ETHIOPIA – The Ministry of Trade (MoT) is establishing a new enterprise in order to manage the Ethiopian Commodity Exchange’s (ECX) warehouses.
The Ministry has finished the necessary draft directive, which is ready for discussion with the relevant stakeholders before passing it on to the Council of Ministers, according to Kebede Chane, minister at MoT.
“The initiation to separate the two bodies came from the Ministry,” said Abenet Bekele, chief strategy officer at the ECX.
The draft directive is prepared by a committee that was organized by the MoT comprising experts from ECX, Ministry of Agriculture (MoA), representatives from the regional Trade and Industry Bureaus and Ethiopian Commodity Exchange Authority, (ECXA)according to Kebede.
The new enterprise will be responsible for the construction and management of new warehouses, including the existing 60 warehouses at 19 different sites, which the ECX rents from the Ethiopian Grain Trade Enterprise (EGTE) and other private owners.
The ECX has been in business since April 2008 with 100 members, it trades six types of commodities, of which three of them have rules and regulations at the floor including sesame, coffee and white pea beans.
The other three commodities traded on the floor are mung beans, wheat and maize. In addition, it manages warehouses in which commodities will be stocked before and after sales until its delivery takes place.
The reason to separate the management of the warehouses, according to Kebede, is because the ECX is expanding and opening branches starting this September in regional towns, including Adama, Hawassa, Jimma, Gonder and Humera.
There were reports that the ECX had been facing challenges in warehouse management, where the quality of the produce traded on the floor would be different upon delivery at the warehouse; some workers at warehouses are accused of removing high grade commodities from their sacks and replacing them with lower grade qualities, with the sacks still displaying the high grade labels.
The ECX had to fire some people because of this. The separation will minimize the problems of the ECX related to handling the processes both at the trading floor and warehouses, kebede says.
The new enterprise will deploy Inventory Warehouse Management System to ensure quality and to reduce wastage during the commodities stay at warehouses.
The committee drafted the regulation based on the experiences of South Africa and Colombia, said Kebede.
The ECX, MoT, Ministry of Agriculture (MoA), and the Ethiopian Commodity Exchange Authority will discuss the draft regulation in the coming two weeks, says Kebede. This discussion will also decide whether or not the new enterprise will be under the ECX or the MoT.

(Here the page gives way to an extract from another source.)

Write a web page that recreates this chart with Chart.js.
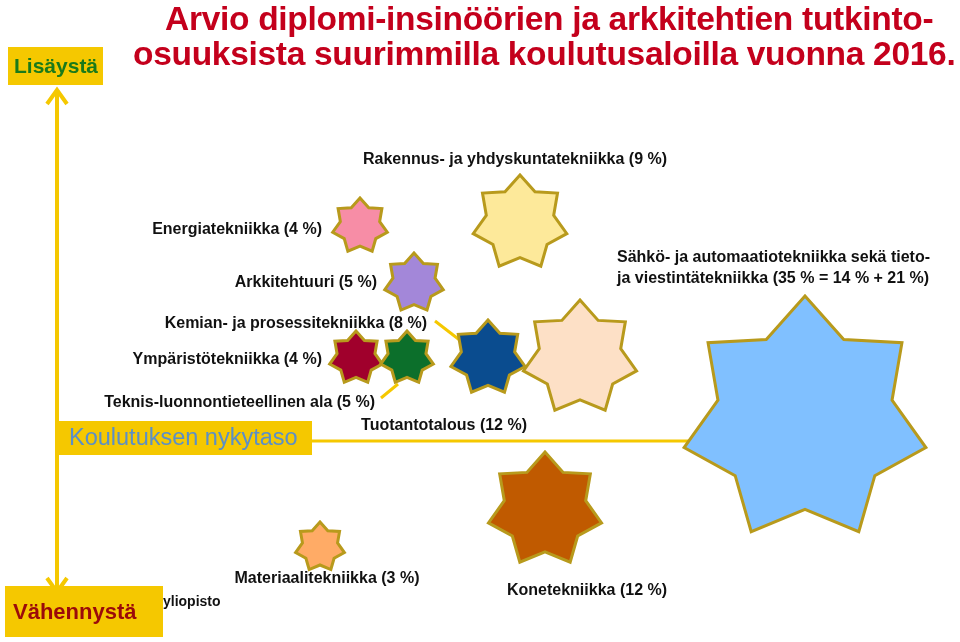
<!DOCTYPE html>
<html><head><meta charset="utf-8">
<script src="https://cdn.jsdelivr.net/npm/chart.js@4"></script>
<style>
body{margin:0;background:#fff;font-family:"Liberation Sans",Arial,sans-serif}
#wrap{position:relative;width:960px;height:642px}
canvas{position:absolute;left:0;top:0}
.t{position:absolute;color:#c4001c;font-weight:bold;font-size:33.5px;white-space:nowrap;letter-spacing:-0.3px}
</style></head><body>
<div id="wrap">
<canvas id="c" width="960" height="642"></canvas>
<div class="t" style="left:165px;top:0px">Arvio diplomi-insinöörien ja arkkitehtien tutkinto-</div>
<div class="t" style="left:133px;top:35px">osuuksista suurimmilla koulutusaloilla vuonna 2016.</div>
</div>
<script>
// fields and their shares (%)
const fields = ['Rakennus- ja yhdyskuntatekniikka','Energiatekniikka','Arkkitehtuuri','Kemian- ja prosessitekniikka',
  'Ympäristötekniikka','Teknis-luonnontieteellinen ala','Tuotantotalous','Sähkö- ja automaatiotekniikka sekä tieto- ja viestintätekniikka',
  'Konetekniikka','Materiaalitekniikka'];
const shares = [9, 4, 5, 8, 4, 5, 12, 35, 12, 3];
// position on the page: horizontal spread and change (up = lisäystä)
const posX = [520, 360, 414, 488, 356, 407, 580, 805, 545, 320];
const posY = [223, 226, 283, 358, 358, 358, 358, 420, 510, 547];
const starSize = [48, 28, 30, 38, 27, 27, 58, 124, 58, 25];
const colors = ['#fde99a','#f78da6','#a387d9','#0a4c8f','#a0002c','#0c6f2b','#fde0c6','#80c0ff','#c05a00','#ffab66'];

const labels = [
  {t:['Rakennus- ja yhdyskuntatekniikka (9 %)'], x:515, y:160, a:'center'},
  {t:['Energiatekniikka (4 %)'], x:322, y:230, a:'right'},
  {t:['Arkkitehtuuri (5 %)'], x:377, y:283, a:'right'},
  {t:['Kemian- ja prosessitekniikka (8 %)'], x:427, y:324, a:'right'},
  {t:['Ympäristötekniikka (4 %)'], x:322, y:360, a:'right'},
  {t:['Teknis-luonnontieteellinen ala (5 %)'], x:375, y:403, a:'right'},
  {t:['Tuotantotalous (12 %)'], x:527, y:426, a:'right'},
  {t:['Sähkö- ja automaatiotekniikka sekä tieto-','ja viestintätekniikka (35 % = 14 % + 21 %)'], x:617, y:258, a:'left'},
  {t:['Materiaalitekniikka (3 %)'], x:327, y:579, a:'center'},
  {t:['Konetekniikka (12 %)'], x:587, y:591, a:'center'},
];
const gold = '#f5c800';

function star(ctx, cx, cy, R, fill){
  ctx.beginPath();
  for(let i=0;i<14;i++){
    const r = i%2 ? R*0.72 : R;
    const a = -Math.PI/2 + i*Math.PI/7;
    const px = cx + r*Math.cos(a), py = cy + r*Math.sin(a);
    i ? ctx.lineTo(px,py) : ctx.moveTo(px,py);
  }
  ctx.closePath();
  ctx.fillStyle = fill; ctx.fill();
  ctx.lineWidth = 3; ctx.strokeStyle = '#b89a1c'; ctx.stroke();
}
function box(ctx,x,y,w,h,txt,col,font,tx){
  ctx.fillStyle = gold; ctx.fillRect(x,y,w,h);
  ctx.fillStyle = col; ctx.font = font;
  ctx.textAlign='left'; ctx.textBaseline='middle';
  ctx.fillText(txt, x+tx, y+h/2+1);
}

const deco = {
  id:'deco',
  beforeDatasetsDraw(chart){
    const ctx = chart.ctx; ctx.save();
    ctx.strokeStyle = gold; ctx.lineWidth = 4;
    ctx.beginPath(); ctx.moveTo(57,92); ctx.lineTo(57,590); ctx.stroke();
    ctx.beginPath(); ctx.moveTo(47,104); ctx.lineTo(57,90); ctx.lineTo(67,104); ctx.stroke();
    ctx.beginPath(); ctx.moveTo(47,578); ctx.lineTo(57,592); ctx.lineTo(67,578); ctx.stroke();
    ctx.lineWidth = 3;
    ctx.beginPath(); ctx.moveTo(312,441); ctx.lineTo(880,441); ctx.stroke();
    ctx.beginPath(); ctx.moveTo(435,321); ctx.lineTo(470,348); ctx.stroke();
    ctx.beginPath(); ctx.moveTo(381,398); ctx.lineTo(398,384); ctx.stroke();
    ctx.restore();
  },
  afterDatasetsDraw(chart){
    const ctx = chart.ctx; ctx.save();
    chart.getDatasetMeta(0).data.forEach((p,i)=>star(ctx,p.x,p.y,starSize[i],colors[i]));
    ctx.fillStyle = '#111'; ctx.font = 'bold 16px "Liberation Sans", Arial'; ctx.textBaseline='middle';
    labels.forEach(l=>{ ctx.textAlign=l.a; l.t.forEach((s,k)=>ctx.fillText(s,l.x,l.y+k*21)); });
    ctx.font = 'bold 14px "Liberation Sans", Arial';
    ctx.textAlign='left'; ctx.fillText('yliopisto',163,602);
    box(ctx,8,47,95,38,'Lisäystä','#1a7a1a','bold 21px "Liberation Sans", Arial',6);
    box(ctx,58,421,254,34,'Koulutuksen nykytaso','#5b8fc7','23.5px "Liberation Sans", Arial',11);
    box(ctx,5,586,158,51,'Vähennystä','#9b0a0a','bold 22px "Liberation Sans", Arial',8);
    ctx.restore();
  }
};

new Chart(document.getElementById('c'), {
  type:'scatter',
  data:{ labels: fields, datasets:[{ data: posX.map((x,i)=>({x, y:posY[i], share:shares[i]})), pointRadius:0, backgroundColor:colors }]},
  options:{
    responsive:false, animation:false, layout:{padding:0},
    plugins:{legend:{display:false}, tooltip:{enabled:false}},
    scales:{
      x:{type:'linear', min:0, max:960, display:false},
      y:{type:'linear', min:0, max:642, reverse:true, display:false}
    }
  },
  plugins:[deco]
});
</script>
</body></html>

The warehouse enterprise will also serve other clients than the ECX, with the latter being its main client.
In the last fiscal year ECX has seen increasing its members from 100 to 346 – 33 of which are cooperatives and unions, with 2.7 million small scale farmers under them.

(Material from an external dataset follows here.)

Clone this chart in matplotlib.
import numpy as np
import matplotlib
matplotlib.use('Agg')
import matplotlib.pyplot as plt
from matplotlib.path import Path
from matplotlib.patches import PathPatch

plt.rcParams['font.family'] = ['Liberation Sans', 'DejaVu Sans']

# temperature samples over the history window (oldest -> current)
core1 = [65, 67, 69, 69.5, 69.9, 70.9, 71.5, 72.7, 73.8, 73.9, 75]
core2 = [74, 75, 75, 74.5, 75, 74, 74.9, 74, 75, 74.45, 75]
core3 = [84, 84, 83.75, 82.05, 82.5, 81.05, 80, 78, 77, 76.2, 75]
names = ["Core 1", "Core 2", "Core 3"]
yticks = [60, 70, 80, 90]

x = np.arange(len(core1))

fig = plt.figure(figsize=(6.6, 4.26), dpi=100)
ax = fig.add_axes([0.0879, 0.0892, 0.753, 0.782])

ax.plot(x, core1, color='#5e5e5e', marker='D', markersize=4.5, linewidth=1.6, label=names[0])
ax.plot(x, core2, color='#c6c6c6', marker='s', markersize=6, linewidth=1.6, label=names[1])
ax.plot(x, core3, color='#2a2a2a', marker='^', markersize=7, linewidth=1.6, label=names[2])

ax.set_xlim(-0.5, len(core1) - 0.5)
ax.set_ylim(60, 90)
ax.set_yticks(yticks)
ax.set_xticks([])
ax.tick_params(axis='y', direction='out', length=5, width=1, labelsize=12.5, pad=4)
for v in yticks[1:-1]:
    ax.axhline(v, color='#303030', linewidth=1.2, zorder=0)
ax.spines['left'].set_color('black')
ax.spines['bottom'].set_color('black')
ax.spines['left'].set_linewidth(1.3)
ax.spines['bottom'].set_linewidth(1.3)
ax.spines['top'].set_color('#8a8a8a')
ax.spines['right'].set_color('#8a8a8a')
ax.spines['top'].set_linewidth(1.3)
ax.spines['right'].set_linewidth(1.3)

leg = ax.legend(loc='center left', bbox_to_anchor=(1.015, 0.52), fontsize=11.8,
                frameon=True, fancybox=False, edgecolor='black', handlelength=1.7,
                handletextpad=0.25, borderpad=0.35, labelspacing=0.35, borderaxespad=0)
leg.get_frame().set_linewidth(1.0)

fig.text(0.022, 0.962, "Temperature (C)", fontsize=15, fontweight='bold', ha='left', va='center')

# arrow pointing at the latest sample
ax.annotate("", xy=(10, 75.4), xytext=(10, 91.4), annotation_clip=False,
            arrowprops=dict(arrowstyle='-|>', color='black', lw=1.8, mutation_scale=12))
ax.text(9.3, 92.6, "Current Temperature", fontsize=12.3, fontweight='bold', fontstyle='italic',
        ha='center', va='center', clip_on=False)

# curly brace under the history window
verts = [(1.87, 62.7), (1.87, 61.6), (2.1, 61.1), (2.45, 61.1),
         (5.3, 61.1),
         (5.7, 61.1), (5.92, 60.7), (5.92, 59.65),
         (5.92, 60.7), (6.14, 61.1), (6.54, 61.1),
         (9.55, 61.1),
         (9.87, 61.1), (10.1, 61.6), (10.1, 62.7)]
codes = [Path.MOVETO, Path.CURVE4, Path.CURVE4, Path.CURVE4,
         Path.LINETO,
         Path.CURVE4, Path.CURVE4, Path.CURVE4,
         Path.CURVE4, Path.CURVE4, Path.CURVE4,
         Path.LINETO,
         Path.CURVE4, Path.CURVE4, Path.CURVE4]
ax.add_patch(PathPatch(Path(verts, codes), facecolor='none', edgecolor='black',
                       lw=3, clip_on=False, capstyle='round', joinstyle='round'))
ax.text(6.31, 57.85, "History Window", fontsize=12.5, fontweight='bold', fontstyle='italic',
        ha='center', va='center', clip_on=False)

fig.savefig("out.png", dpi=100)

The ECX also has 14,725 buying and selling clients with a trade volume of 586,000 tns during the just ended fiscal year and a revenue of 26.2 billion Br.
Trading volumes of commodities at the floor amounted to 391,000tns in 2009/10, 500,000 in 2010/11 and 601,000tns in 2011/12. It declined to 539,000tns in the following year.
Since ECX is the expected main client of the enterprise, the new framework will be the advantage of ECX, says Abinet
ECX announced the launch in September 2014 of a 3.8 million dollar online trading system which enables online trade from Addis Abeba directly with remote online trading centres.
The other system to be launched on September is Traceability, 1.3 million dollar project which uses software to trace commodities every step of the way from farm to warehouse.